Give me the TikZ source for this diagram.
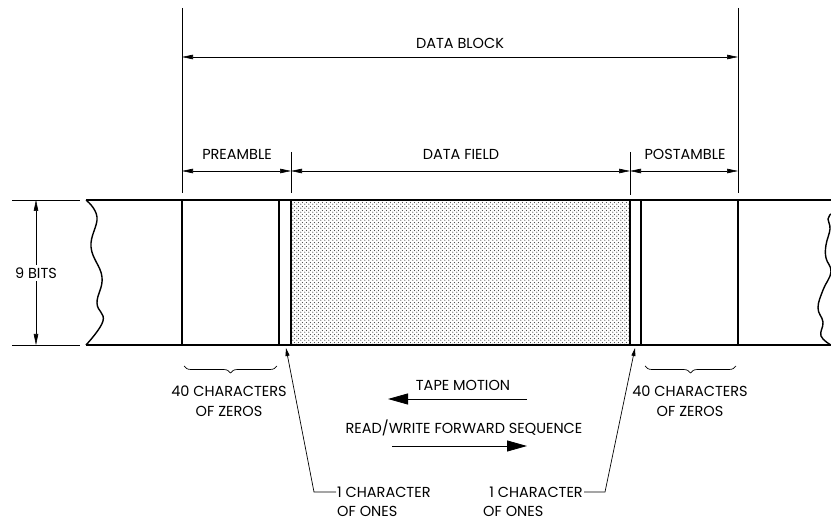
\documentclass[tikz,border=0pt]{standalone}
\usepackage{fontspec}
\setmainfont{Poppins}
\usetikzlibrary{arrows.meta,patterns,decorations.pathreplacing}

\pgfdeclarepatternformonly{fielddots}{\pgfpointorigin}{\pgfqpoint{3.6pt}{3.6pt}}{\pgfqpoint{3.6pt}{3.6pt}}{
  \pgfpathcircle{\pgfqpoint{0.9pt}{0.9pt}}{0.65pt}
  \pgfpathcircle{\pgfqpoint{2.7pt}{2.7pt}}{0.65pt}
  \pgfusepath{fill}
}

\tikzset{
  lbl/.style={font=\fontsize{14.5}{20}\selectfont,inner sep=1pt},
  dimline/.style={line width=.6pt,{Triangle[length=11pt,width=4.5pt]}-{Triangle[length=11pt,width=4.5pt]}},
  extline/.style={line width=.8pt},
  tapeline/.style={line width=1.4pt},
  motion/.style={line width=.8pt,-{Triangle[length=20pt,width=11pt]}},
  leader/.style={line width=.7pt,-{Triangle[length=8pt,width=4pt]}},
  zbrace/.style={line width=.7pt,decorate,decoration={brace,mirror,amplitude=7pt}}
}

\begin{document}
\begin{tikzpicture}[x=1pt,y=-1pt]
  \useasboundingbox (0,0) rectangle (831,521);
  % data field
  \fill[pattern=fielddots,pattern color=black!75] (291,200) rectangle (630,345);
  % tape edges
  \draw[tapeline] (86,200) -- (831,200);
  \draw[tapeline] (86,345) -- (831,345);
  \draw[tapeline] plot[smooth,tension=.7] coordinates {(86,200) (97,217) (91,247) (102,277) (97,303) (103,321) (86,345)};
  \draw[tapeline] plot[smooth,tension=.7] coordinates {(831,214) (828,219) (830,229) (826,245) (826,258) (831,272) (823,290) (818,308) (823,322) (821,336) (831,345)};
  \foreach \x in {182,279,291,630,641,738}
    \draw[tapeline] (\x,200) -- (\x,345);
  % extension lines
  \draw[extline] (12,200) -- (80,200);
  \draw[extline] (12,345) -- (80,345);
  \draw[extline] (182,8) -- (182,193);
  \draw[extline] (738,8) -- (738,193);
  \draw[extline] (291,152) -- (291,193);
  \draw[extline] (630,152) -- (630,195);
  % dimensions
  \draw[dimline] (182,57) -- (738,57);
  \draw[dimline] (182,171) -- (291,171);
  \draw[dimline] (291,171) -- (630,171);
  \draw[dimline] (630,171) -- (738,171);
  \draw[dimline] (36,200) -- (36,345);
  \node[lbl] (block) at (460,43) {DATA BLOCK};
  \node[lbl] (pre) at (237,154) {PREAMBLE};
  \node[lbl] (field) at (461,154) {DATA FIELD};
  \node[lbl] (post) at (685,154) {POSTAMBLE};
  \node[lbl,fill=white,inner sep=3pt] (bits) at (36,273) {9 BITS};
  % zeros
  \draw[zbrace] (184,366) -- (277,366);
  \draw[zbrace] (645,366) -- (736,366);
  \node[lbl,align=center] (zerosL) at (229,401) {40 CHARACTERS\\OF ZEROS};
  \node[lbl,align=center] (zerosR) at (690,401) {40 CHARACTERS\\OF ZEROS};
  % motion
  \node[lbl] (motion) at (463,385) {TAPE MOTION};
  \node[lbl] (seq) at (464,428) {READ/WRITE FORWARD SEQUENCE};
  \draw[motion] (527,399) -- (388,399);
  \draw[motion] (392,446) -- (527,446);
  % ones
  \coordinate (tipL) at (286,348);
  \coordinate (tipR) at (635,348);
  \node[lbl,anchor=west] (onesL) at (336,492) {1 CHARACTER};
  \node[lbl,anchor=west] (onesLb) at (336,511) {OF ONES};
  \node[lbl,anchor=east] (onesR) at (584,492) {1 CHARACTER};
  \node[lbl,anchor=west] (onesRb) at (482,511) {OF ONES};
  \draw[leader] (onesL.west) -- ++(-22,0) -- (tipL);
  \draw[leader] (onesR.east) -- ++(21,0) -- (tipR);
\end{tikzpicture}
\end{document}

---

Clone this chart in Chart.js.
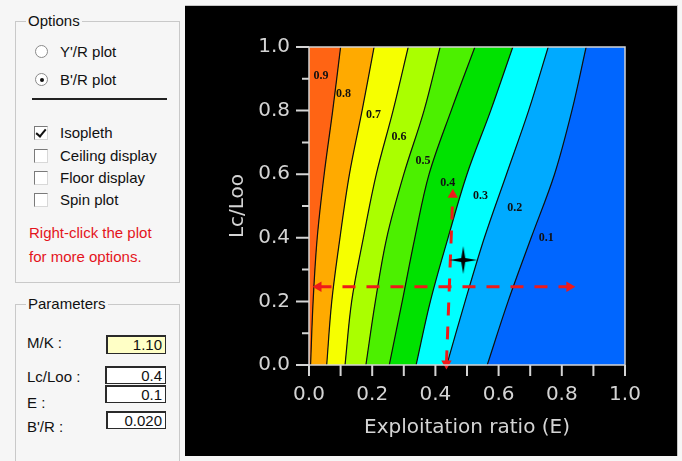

# WORK INSTRUCTIONS:
Scan the listing above for the word "this" and show each line where it is found.

# WRITTEN REPLY:
Give me the TikZ source for this diagram.
Clone this chart in Chart.js.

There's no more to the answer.